━━ DATA EXTRACT

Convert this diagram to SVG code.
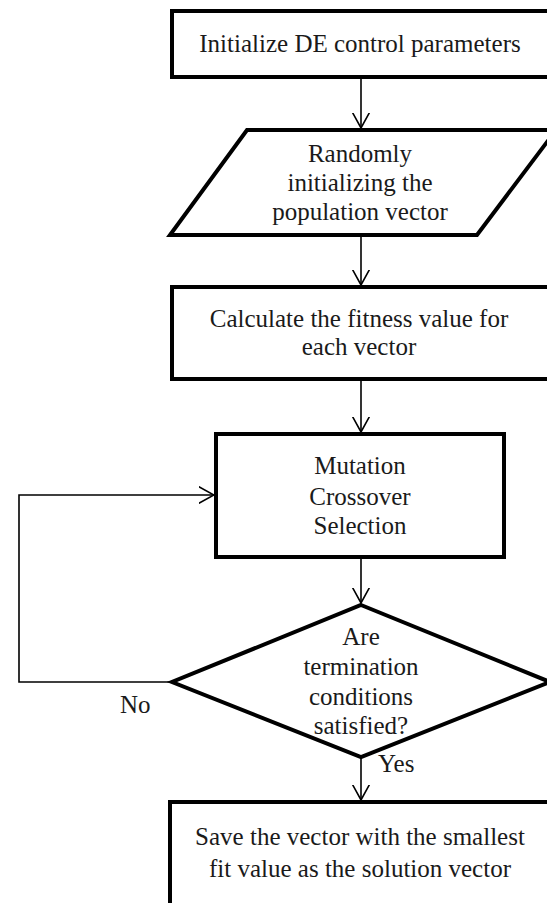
<svg xmlns="http://www.w3.org/2000/svg" width="547" height="903" viewBox="0 0 547 903">
<style>
.shape{fill:#fff;stroke:#000;stroke-width:4;stroke-linejoin:miter}
.t{font-family:"Liberation Serif","Times New Roman",serif;font-size:25px;fill:#1a1a1a;text-anchor:middle}
.lbl{font-family:"Liberation Serif","Times New Roman",serif;font-size:25px;fill:#1a1a1a}
.c{fill:none;stroke:#000;stroke-width:1.6}
</style>
<defs>
<marker id="arr" viewBox="0 0 16 18" refX="15.5" refY="9" markerWidth="16" markerHeight="18" markerUnits="userSpaceOnUse" orient="auto">
<path d="M0,0.5 L15.5,9 L0,17.5" fill="none" stroke="#000" stroke-width="1.6"/>
</marker>
</defs>
<rect width="547" height="903" fill="#fff"/>
<g id="connectors">
<line class="c" x1="361" y1="77" x2="361" y2="128" marker-end="url(#arr)"/>
<line class="c" x1="361" y1="235" x2="361" y2="285" marker-end="url(#arr)"/>
<line class="c" x1="361" y1="379" x2="361" y2="432" marker-end="url(#arr)"/>
<line class="c" x1="361" y1="557" x2="361" y2="603" marker-end="url(#arr)"/>
<line class="c" x1="361" y1="757" x2="361" y2="800" marker-end="url(#arr)"/>
<polyline class="c" points="172,682 19,682 19,495 214,495" marker-end="url(#arr)"/>
<text class="lbl" x="120" y="713">No</text>
<text class="lbl" x="378" y="772">Yes</text>
</g>
<g id="init">
<rect class="shape" x="172" y="11" width="378" height="66"/>
<text class="t" x="360" y="52">Initialize DE control parameters</text>
</g>
<g id="population">
<polygon class="shape" points="247,130 556,130 477,235 170,235"/>
<text class="t" x="360" y="162">Randomly</text>
<text class="t" x="360" y="191">initializing the</text>
<text class="t" x="360" y="220">population vector</text>
</g>
<g id="fitness">
<rect class="shape" x="172" y="287" width="378" height="92"/>
<text class="t" x="359" y="327">Calculate the fitness value for</text>
<text class="t" x="359" y="355">each vector</text>
</g>
<g id="operators">
<rect class="shape" x="216" y="434" width="288" height="123"/>
<text class="t" x="360" y="474">Mutation</text>
<text class="t" x="360" y="505">Crossover</text>
<text class="t" x="360" y="534">Selection</text>
</g>
<g id="termination">
<polygon class="shape" points="361,605 550,682 361,757 172,682"/>
<text class="t" x="361" y="645">Are</text>
<text class="t" x="361" y="675">termination</text>
<text class="t" x="361" y="705">conditions</text>
<text class="t" x="361" y="734">satisfied?</text>
</g>
<g id="save">
<rect class="shape" x="170" y="802" width="380" height="130"/>
<text class="t" x="360" y="845">Save the vector with the smallest</text>
<text class="t" x="360" y="877">fit value as the solution vector</text>
</g>
</svg>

━━━━

Without the pictures, write out all of the material exactly.

Convert this diagram to SVG code.
<svg xmlns="http://www.w3.org/2000/svg" width="547" height="903" viewBox="0 0 547 903">
<style>
.shape{fill:#fff;stroke:#000;stroke-width:4;stroke-linejoin:miter}
.t{font-family:"Liberation Serif","Times New Roman",serif;font-size:25px;fill:#1a1a1a;text-anchor:middle}
.lbl{font-family:"Liberation Serif","Times New Roman",serif;font-size:25px;fill:#1a1a1a}
.c{fill:none;stroke:#000;stroke-width:1.6}
</style>
<defs>
<marker id="arr" viewBox="0 0 16 18" refX="15.5" refY="9" markerWidth="16" markerHeight="18" markerUnits="userSpaceOnUse" orient="auto">
<path d="M0,0.5 L15.5,9 L0,17.5" fill="none" stroke="#000" stroke-width="1.6"/>
</marker>
</defs>
<rect width="547" height="903" fill="#fff"/>
<g id="connectors">
<line class="c" x1="361" y1="77" x2="361" y2="128" marker-end="url(#arr)"/>
<line class="c" x1="361" y1="235" x2="361" y2="285" marker-end="url(#arr)"/>
<line class="c" x1="361" y1="379" x2="361" y2="432" marker-end="url(#arr)"/>
<line class="c" x1="361" y1="557" x2="361" y2="603" marker-end="url(#arr)"/>
<line class="c" x1="361" y1="757" x2="361" y2="800" marker-end="url(#arr)"/>
<polyline class="c" points="172,682 19,682 19,495 214,495" marker-end="url(#arr)"/>
<text class="lbl" x="120" y="713">No</text>
<text class="lbl" x="378" y="772">Yes</text>
</g>
<g id="init">
<rect class="shape" x="172" y="11" width="378" height="66"/>
<text class="t" x="360" y="52">Initialize DE control parameters</text>
</g>
<g id="population">
<polygon class="shape" points="247,130 556,130 477,235 170,235"/>
<text class="t" x="360" y="162">Randomly</text>
<text class="t" x="360" y="191">initializing the</text>
<text class="t" x="360" y="220">population vector</text>
</g>
<g id="fitness">
<rect class="shape" x="172" y="287" width="378" height="92"/>
<text class="t" x="359" y="327">Calculate the fitness value for</text>
<text class="t" x="359" y="355">each vector</text>
</g>
<g id="operators">
<rect class="shape" x="216" y="434" width="288" height="123"/>
<text class="t" x="360" y="474">Mutation</text>
<text class="t" x="360" y="505">Crossover</text>
<text class="t" x="360" y="534">Selection</text>
</g>
<g id="termination">
<polygon class="shape" points="361,605 550,682 361,757 172,682"/>
<text class="t" x="361" y="645">Are</text>
<text class="t" x="361" y="675">termination</text>
<text class="t" x="361" y="705">conditions</text>
<text class="t" x="361" y="734">satisfied?</text>
</g>
<g id="save">
<rect class="shape" x="170" y="802" width="380" height="130"/>
<text class="t" x="360" y="845">Save the vector with the smallest</text>
<text class="t" x="360" y="877">fit value as the solution vector</text>
</g>
</svg>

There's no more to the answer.